Hitting A High Note at Summer Camp
By Darien Bates
Anne Norland wasn’t sure she liked opera before this summer. It was something unapproachable, for old people, women singing with horned helmets in languages she couldn’t understand. But her experience at the Washington National Opera’s “Opera Summer Camp for Kids” changed her mind.
A ten year old at Haycock Elementary school in Falls Church, Norland auditioned for the opera camp after her teacher recommended that she look into singing opportunities for the summer. Norland auditioned and was chosen as one of 29 students in the Washington, D.C. area to take part in the camp which introduces opera to young people.
For Norland, the fun of performing is what first got her interested. While a skilled singer, she doesn’t consider it to be her primary talent. Instead, she has aspirations of becoming an actor.
But the camp has changed her focus on the type of acting she wants to do. “I was thinking film, but now that I’ve done this camp I’m not so sure,” she said. “I like the butterfly feeling in your stomach right before you go on stage.”
Norland also enjoyed working with the other campers. And over the past month as she has seen her summer fly by she has made new friends and taken part in a variety of classes that included voice lessons, stagecraft, and yoga for singers.
The camp which is celebrating its 10th anniversary premiered the newly commissioned children’s opera The Enchantment of Dreams by the team of composer Cary John Franklin and librettist Michael Patrick Albano.
The piece was commissioned jointly by the Washington National Opera and the Opera Theatre of St. Louis.
The 45 minute opera tells the stories of three kids who struggle to understand their own talents in a world that doesn’t always accept them.
The three kids discover the Noosha stick during a museum tour. The ancient tribal dream stick, when placed under a sleeping person’s pillow allows them to communicate with their ancestors through their dreams.
In each of the dreams the three children come to understand how their talents and identity are gifts passed on to them from their ancestors.
Albano talked to the News-Press about the use of dreams in the opera. “When adults analyze their dreams they think, ‘What does it mean?’ But children think of them in more direct ways,” he said.
For kids, Albano said, dreams become very specific ways of understanding the world around them.
Franklin, who is partnering with Albano for their third children’s opera, described how he tailored the music to the theme of the story.
“I integrated a lot of wooden sounds and African tribal elements that work with the story,” said Franklin.
One of Franklin’s most striking choices is the use of mbira, a small wooden instrument with metal pegs that are plucked with the thumbs. Franklin said that these instruments are used in African culture to call up their ancestors. “It was so obvious in connection to the story that I had to use them,” he said.
The mbira are played on stage by a cast of children. Dressed in colorful costumes the hollow twang of the mbira introduces the dream sequences where the children commune with their ancestors.
Both Albano and Franklin talked about the dynamic of children’s music and children’s performance. “I don’t write simple music for simplicity’s sake.
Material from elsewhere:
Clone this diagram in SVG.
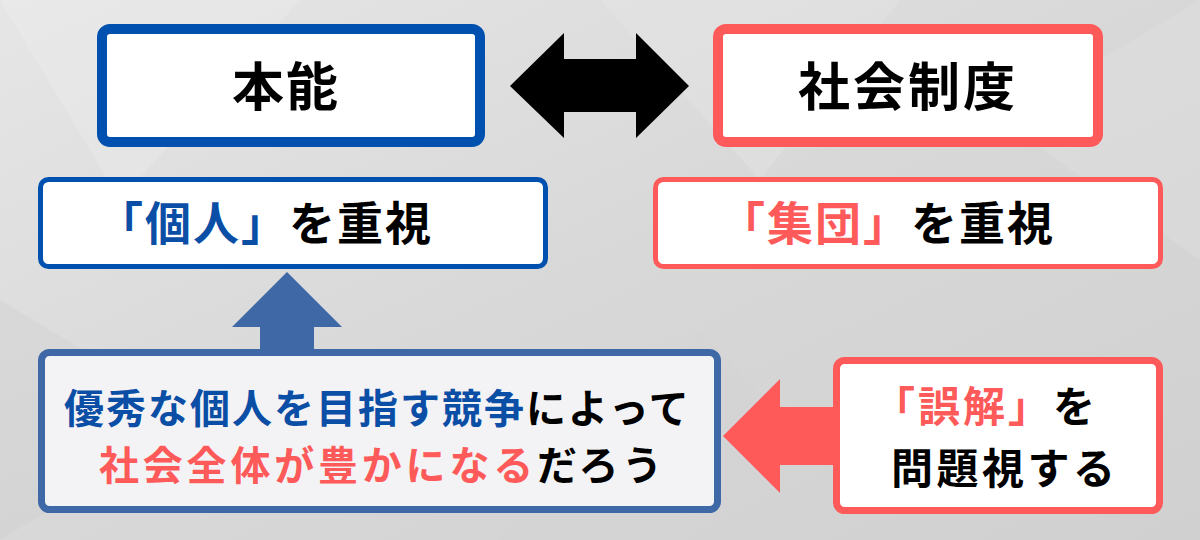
<svg xmlns="http://www.w3.org/2000/svg" width="1200" height="540" viewBox="0 0 1200 540">
<style>
text{font-family:"Noto Sans CJK JP","Noto Sans",sans-serif;font-weight:700}
.blue{fill:#0B4EA6}.red{fill:#FF5A5A}.blk{fill:#000}
.bb{fill:#fff;stroke:#0050AF}.rb{fill:#fff;stroke:#FF5A5A}
</style>
<defs>
<linearGradient id="bg" x1="0" y1="0" x2="1" y2="1">
<stop offset="0" stop-color="#E6E6E6"/><stop offset="0.5" stop-color="#D8D8D8"/><stop offset="1" stop-color="#D0D0D0"/>
</linearGradient>
</defs>
<rect width="1200" height="540" fill="url(#bg)"/>
<g opacity="0.35">
<polygon points="0,0 300,0 120,200" fill="#EFEFEF"/>
<polygon points="600,0 900,0 760,180" fill="#E9E9E9"/>
<polygon points="0,300 200,420 0,540" fill="#CFCFCF"/>
<polygon points="1200,0 1200,260 1000,120" fill="#E2E2E2"/>
<polygon points="500,540 700,330 900,540" fill="#D4D4D4"/>
</g>
<g id="connectors">
<polygon id="double-arrow" points="510,86 564,33 564,59 636,59 636,33 689,86 636,138 636,112 564,112 564,138" fill="#000"/>
<polygon id="up-arrow" points="287,272 342,327 314,327 314,354 260,354 260,327 232,327" fill="#3F68A6"/>
<polygon id="left-arrow" points="723,436 780,379 780,407 838,407 838,465 780,465 780,493" fill="#FF5A5A"/>
</g>
<g id="honno">
<rect class="bb" x="102" y="29" width="378" height="113" rx="8" stroke-width="10"/>
<text x="232" y="106" font-size="52" letter-spacing="2" class="blk">本能</text>
</g>
<g id="shakai-seido">
<rect class="rb" x="718" y="29" width="380" height="113" rx="8" stroke-width="10"/>
<text x="798" y="106" font-size="52" letter-spacing="3" class="blk">社会制度</text>
</g>
<g id="kojin">
<rect class="bb" x="40.5" y="179.5" width="505" height="87" rx="8" stroke-width="5"/>
<text x="97" y="240" font-size="46" letter-spacing="2"><tspan class="blue">「個人」</tspan><tspan class="blk">を重視</tspan></text>
</g>
<g id="shudan">
<rect class="rb" x="655.5" y="179.5" width="505" height="87" rx="8" stroke-width="5"/>
<text x="719" y="240" font-size="46" letter-spacing="2"><tspan class="red">「集団」</tspan><tspan class="blk">を重視</tspan></text>
</g>
<g id="kyoso">
<rect x="41.5" y="352.5" width="676" height="157" rx="8" fill="#F3F3F5" stroke="#3F68A6" stroke-width="7"/>
<text x="64" y="423" font-size="40" letter-spacing="2"><tspan class="blue">優秀な個人を目指す競争</tspan><tspan class="blk">によって</tspan></text>
<text x="99" y="480" font-size="40" letter-spacing="3.8"><tspan class="red">社会全体が豊かになる</tspan><tspan class="blk">だろう</tspan></text>
</g>
<g id="gokai">
<rect class="rb" x="836.5" y="360.5" width="323" height="150" rx="8" stroke-width="7"/>
<text x="873" y="422" font-size="42" letter-spacing="3"><tspan class="red">「誤解」</tspan><tspan class="blk">を</tspan></text>
<text x="891" y="484" font-size="42" letter-spacing="3.5" class="blk">問題視する</text>
</g>
</svg>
The kids can do challenging musical pieces,” said Franklin. “The technical range of what their voices can do limits things, but if you stay within their physical limitations they can do anything,” he said.
Albano, who along with writing the libretto directed the play, said that the kids bring great energy to the stage. “With kids their performance is a form of play acting. It’s very unintellectualized,” he said. “What we do is try to provide a discipline on top of that, but the last thing you want to do is take away the fun of being out there.”
To see the children enjoy their new stage experiences audiences flocked to the performances. On Saturday and Sunday at the Roundhouse Theater in Bethesda the children performed four consecutive shows to sold-out houses.
For Albano and Franklin it is another success and a promise of good things to come for their follow-up production in St. Louis this fall.
For the young performers it was proof that, although kids, they have the ability to put on a moving performance of a world premiere opera.
And for Norland, it was also the beginning of a whole new world of music. She said her mother recently bought tickets to see the Magic Flute and she can’t wait to attend. “I’m more into this type of music now,” said Norland. “It’s not just a fat lady singing, it’s fun.”